Task instructions =>
Reproduce the listing exactly, with no pictures in your copy.

Data shown =>
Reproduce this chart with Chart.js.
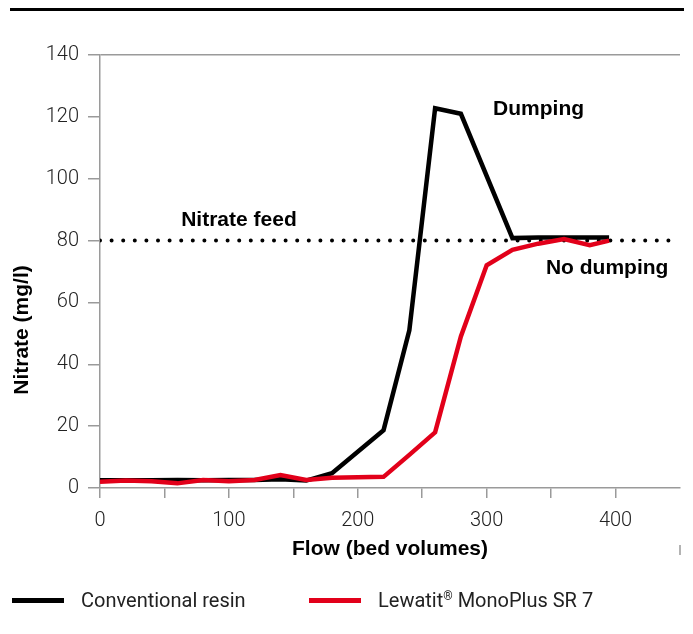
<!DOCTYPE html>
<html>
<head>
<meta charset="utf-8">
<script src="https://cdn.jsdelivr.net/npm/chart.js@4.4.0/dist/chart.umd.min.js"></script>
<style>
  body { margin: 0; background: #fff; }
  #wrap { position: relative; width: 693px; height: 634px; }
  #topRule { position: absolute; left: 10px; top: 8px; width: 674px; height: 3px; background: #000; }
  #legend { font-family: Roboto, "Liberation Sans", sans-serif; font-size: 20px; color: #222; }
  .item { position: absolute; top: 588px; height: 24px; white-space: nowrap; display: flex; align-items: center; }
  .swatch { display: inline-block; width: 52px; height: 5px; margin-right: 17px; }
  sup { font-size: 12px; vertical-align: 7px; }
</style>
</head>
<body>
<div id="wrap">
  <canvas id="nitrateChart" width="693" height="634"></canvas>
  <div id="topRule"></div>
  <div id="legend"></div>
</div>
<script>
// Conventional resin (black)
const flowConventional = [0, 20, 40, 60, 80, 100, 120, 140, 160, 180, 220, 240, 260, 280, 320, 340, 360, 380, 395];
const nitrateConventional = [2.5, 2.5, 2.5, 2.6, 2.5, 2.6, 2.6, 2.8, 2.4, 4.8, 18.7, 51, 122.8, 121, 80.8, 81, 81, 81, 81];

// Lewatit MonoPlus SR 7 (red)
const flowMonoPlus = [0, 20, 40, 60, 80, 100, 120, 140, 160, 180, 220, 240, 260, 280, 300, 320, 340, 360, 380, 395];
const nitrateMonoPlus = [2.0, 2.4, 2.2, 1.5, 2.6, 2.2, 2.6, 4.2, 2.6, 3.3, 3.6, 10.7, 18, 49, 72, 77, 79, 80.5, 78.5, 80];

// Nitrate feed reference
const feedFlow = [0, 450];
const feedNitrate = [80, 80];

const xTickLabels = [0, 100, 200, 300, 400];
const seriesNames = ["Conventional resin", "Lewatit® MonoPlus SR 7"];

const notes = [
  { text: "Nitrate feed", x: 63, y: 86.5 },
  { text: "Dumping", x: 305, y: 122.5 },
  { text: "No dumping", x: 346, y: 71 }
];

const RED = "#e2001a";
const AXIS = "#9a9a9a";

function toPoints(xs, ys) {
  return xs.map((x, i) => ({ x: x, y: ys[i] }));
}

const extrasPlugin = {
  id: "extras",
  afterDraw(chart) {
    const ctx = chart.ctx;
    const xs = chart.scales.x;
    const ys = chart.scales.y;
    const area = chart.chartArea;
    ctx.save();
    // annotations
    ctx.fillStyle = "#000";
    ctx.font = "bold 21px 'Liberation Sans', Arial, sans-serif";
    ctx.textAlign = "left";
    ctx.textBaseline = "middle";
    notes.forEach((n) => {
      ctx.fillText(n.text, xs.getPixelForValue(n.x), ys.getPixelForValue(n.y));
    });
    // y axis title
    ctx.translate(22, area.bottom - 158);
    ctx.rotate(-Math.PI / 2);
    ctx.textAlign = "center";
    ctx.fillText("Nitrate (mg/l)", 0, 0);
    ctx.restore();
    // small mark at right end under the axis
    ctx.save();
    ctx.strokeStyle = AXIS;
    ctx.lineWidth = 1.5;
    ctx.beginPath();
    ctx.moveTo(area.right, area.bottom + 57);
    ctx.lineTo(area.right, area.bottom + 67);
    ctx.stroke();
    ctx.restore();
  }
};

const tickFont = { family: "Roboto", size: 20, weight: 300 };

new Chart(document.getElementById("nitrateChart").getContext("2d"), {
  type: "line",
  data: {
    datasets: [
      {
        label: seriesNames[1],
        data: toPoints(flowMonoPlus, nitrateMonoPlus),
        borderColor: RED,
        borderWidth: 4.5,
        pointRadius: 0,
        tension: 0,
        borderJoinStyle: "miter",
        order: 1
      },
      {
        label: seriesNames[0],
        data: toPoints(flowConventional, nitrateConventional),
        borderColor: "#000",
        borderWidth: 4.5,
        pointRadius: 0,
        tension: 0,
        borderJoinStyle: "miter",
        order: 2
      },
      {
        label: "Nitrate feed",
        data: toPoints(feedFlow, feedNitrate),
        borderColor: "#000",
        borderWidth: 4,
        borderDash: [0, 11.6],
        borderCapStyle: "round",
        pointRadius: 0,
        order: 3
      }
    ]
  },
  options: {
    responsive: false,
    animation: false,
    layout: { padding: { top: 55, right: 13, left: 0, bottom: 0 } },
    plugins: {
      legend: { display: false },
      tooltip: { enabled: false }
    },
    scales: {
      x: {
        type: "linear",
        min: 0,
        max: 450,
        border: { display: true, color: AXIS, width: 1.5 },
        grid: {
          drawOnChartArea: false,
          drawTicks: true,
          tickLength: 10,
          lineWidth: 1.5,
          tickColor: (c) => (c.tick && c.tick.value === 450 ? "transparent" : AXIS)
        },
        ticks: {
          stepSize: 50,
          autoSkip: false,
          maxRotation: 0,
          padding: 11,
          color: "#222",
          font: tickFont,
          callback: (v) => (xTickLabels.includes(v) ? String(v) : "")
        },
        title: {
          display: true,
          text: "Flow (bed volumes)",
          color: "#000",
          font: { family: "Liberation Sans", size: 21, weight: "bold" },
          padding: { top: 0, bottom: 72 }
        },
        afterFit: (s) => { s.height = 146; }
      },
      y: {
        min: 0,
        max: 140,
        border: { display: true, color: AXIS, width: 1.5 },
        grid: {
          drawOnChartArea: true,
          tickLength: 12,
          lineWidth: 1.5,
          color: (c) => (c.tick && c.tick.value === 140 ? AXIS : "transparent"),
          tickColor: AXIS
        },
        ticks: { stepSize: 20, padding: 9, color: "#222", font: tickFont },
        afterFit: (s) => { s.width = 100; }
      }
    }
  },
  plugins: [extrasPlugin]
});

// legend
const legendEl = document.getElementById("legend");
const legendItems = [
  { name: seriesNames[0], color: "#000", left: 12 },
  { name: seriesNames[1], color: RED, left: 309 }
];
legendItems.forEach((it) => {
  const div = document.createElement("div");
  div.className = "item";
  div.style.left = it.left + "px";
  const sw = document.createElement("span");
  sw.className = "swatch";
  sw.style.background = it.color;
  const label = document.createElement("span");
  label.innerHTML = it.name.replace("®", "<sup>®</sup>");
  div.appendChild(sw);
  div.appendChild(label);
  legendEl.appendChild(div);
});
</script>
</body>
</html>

Correct answer =>
Reproduce this chart with Chart.js.
<!DOCTYPE html>
<html>
<head>
<meta charset="utf-8">
<script src="https://cdn.jsdelivr.net/npm/chart.js@4.4.0/dist/chart.umd.min.js"></script>
<style>
  body { margin: 0; background: #fff; }
  #wrap { position: relative; width: 693px; height: 634px; }
  #topRule { position: absolute; left: 10px; top: 8px; width: 674px; height: 3px; background: #000; }
  #legend { font-family: Roboto, "Liberation Sans", sans-serif; font-size: 20px; color: #222; }
  .item { position: absolute; top: 588px; height: 24px; white-space: nowrap; display: flex; align-items: center; }
  .swatch { display: inline-block; width: 52px; height: 5px; margin-right: 17px; }
  sup { font-size: 12px; vertical-align: 7px; }
</style>
</head>
<body>
<div id="wrap">
  <canvas id="nitrateChart" width="693" height="634"></canvas>
  <div id="topRule"></div>
  <div id="legend"></div>
</div>
<script>
// Conventional resin (black)
const flowConventional = [0, 20, 40, 60, 80, 100, 120, 140, 160, 180, 220, 240, 260, 280, 320, 340, 360, 380, 395];
const nitrateConventional = [2.5, 2.5, 2.5, 2.6, 2.5, 2.6, 2.6, 2.8, 2.4, 4.8, 18.7, 51, 122.8, 121, 80.8, 81, 81, 81, 81];

// Lewatit MonoPlus SR 7 (red)
const flowMonoPlus = [0, 20, 40, 60, 80, 100, 120, 140, 160, 180, 220, 240, 260, 280, 300, 320, 340, 360, 380, 395];
const nitrateMonoPlus = [2.0, 2.4, 2.2, 1.5, 2.6, 2.2, 2.6, 4.2, 2.6, 3.3, 3.6, 10.7, 18, 49, 72, 77, 79, 80.5, 78.5, 80];

// Nitrate feed reference
const feedFlow = [0, 450];
const feedNitrate = [80, 80];

const xTickLabels = [0, 100, 200, 300, 400];
const seriesNames = ["Conventional resin", "Lewatit® MonoPlus SR 7"];

const notes = [
  { text: "Nitrate feed", x: 63, y: 86.5 },
  { text: "Dumping", x: 305, y: 122.5 },
  { text: "No dumping", x: 346, y: 71 }
];

const RED = "#e2001a";
const AXIS = "#9a9a9a";

function toPoints(xs, ys) {
  return xs.map((x, i) => ({ x: x, y: ys[i] }));
}

const extrasPlugin = {
  id: "extras",
  afterDraw(chart) {
    const ctx = chart.ctx;
    const xs = chart.scales.x;
    const ys = chart.scales.y;
    const area = chart.chartArea;
    ctx.save();
    // annotations
    ctx.fillStyle = "#000";
    ctx.font = "bold 21px 'Liberation Sans', Arial, sans-serif";
    ctx.textAlign = "left";
    ctx.textBaseline = "middle";
    notes.forEach((n) => {
      ctx.fillText(n.text, xs.getPixelForValue(n.x), ys.getPixelForValue(n.y));
    });
    // y axis title
    ctx.translate(22, area.bottom - 158);
    ctx.rotate(-Math.PI / 2);
    ctx.textAlign = "center";
    ctx.fillText("Nitrate (mg/l)", 0, 0);
    ctx.restore();
    // small mark at right end under the axis
    ctx.save();
    ctx.strokeStyle = AXIS;
    ctx.lineWidth = 1.5;
    ctx.beginPath();
    ctx.moveTo(area.right, area.bottom + 57);
    ctx.lineTo(area.right, area.bottom + 67);
    ctx.stroke();
    ctx.restore();
  }
};

const tickFont = { family: "Roboto", size: 20, weight: 300 };

new Chart(document.getElementById("nitrateChart").getContext("2d"), {
  type: "line",
  data: {
    datasets: [
      {
        label: seriesNames[1],
        data: toPoints(flowMonoPlus, nitrateMonoPlus),
        borderColor: RED,
        borderWidth: 4.5,
        pointRadius: 0,
        tension: 0,
        borderJoinStyle: "miter",
        order: 1
      },
      {
        label: seriesNames[0],
        data: toPoints(flowConventional, nitrateConventional),
        borderColor: "#000",
        borderWidth: 4.5,
        pointRadius: 0,
        tension: 0,
        borderJoinStyle: "miter",
        order: 2
      },
      {
        label: "Nitrate feed",
        data: toPoints(feedFlow, feedNitrate),
        borderColor: "#000",
        borderWidth: 4,
        borderDash: [0, 11.6],
        borderCapStyle: "round",
        pointRadius: 0,
        order: 3
      }
    ]
  },
  options: {
    responsive: false,
    animation: false,
    layout: { padding: { top: 55, right: 13, left: 0, bottom: 0 } },
    plugins: {
      legend: { display: false },
      tooltip: { enabled: false }
    },
    scales: {
      x: {
        type: "linear",
        min: 0,
        max: 450,
        border: { display: true, color: AXIS, width: 1.5 },
        grid: {
          drawOnChartArea: false,
          drawTicks: true,
          tickLength: 10,
          lineWidth: 1.5,
          tickColor: (c) => (c.tick && c.tick.value === 450 ? "transparent" : AXIS)
        },
        ticks: {
          stepSize: 50,
          autoSkip: false,
          maxRotation: 0,
          padding: 11,
          color: "#222",
          font: tickFont,
          callback: (v) => (xTickLabels.includes(v) ? String(v) : "")
        },
        title: {
          display: true,
          text: "Flow (bed volumes)",
          color: "#000",
          font: { family: "Liberation Sans", size: 21, weight: "bold" },
          padding: { top: 0, bottom: 72 }
        },
        afterFit: (s) => { s.height = 146; }
      },
      y: {
        min: 0,
        max: 140,
        border: { display: true, color: AXIS, width: 1.5 },
        grid: {
          drawOnChartArea: true,
          tickLength: 12,
          lineWidth: 1.5,
          color: (c) => (c.tick && c.tick.value === 140 ? AXIS : "transparent"),
          tickColor: AXIS
        },
        ticks: { stepSize: 20, padding: 9, color: "#222", font: tickFont },
        afterFit: (s) => { s.width = 100; }
      }
    }
  },
  plugins: [extrasPlugin]
});

// legend
const legendEl = document.getElementById("legend");
const legendItems = [
  { name: seriesNames[0], color: "#000", left: 12 },
  { name: seriesNames[1], color: RED, left: 309 }
];
legendItems.forEach((it) => {
  const div = document.createElement("div");
  div.className = "item";
  div.style.left = it.left + "px";
  const sw = document.createElement("span");
  sw.className = "swatch";
  sw.style.background = it.color;
  const label = document.createElement("span");
  label.innerHTML = it.name.replace("®", "<sup>®</sup>");
  div.appendChild(sw);
  div.appendChild(label);
  legendEl.appendChild(div);
});
</script>
</body>
</html>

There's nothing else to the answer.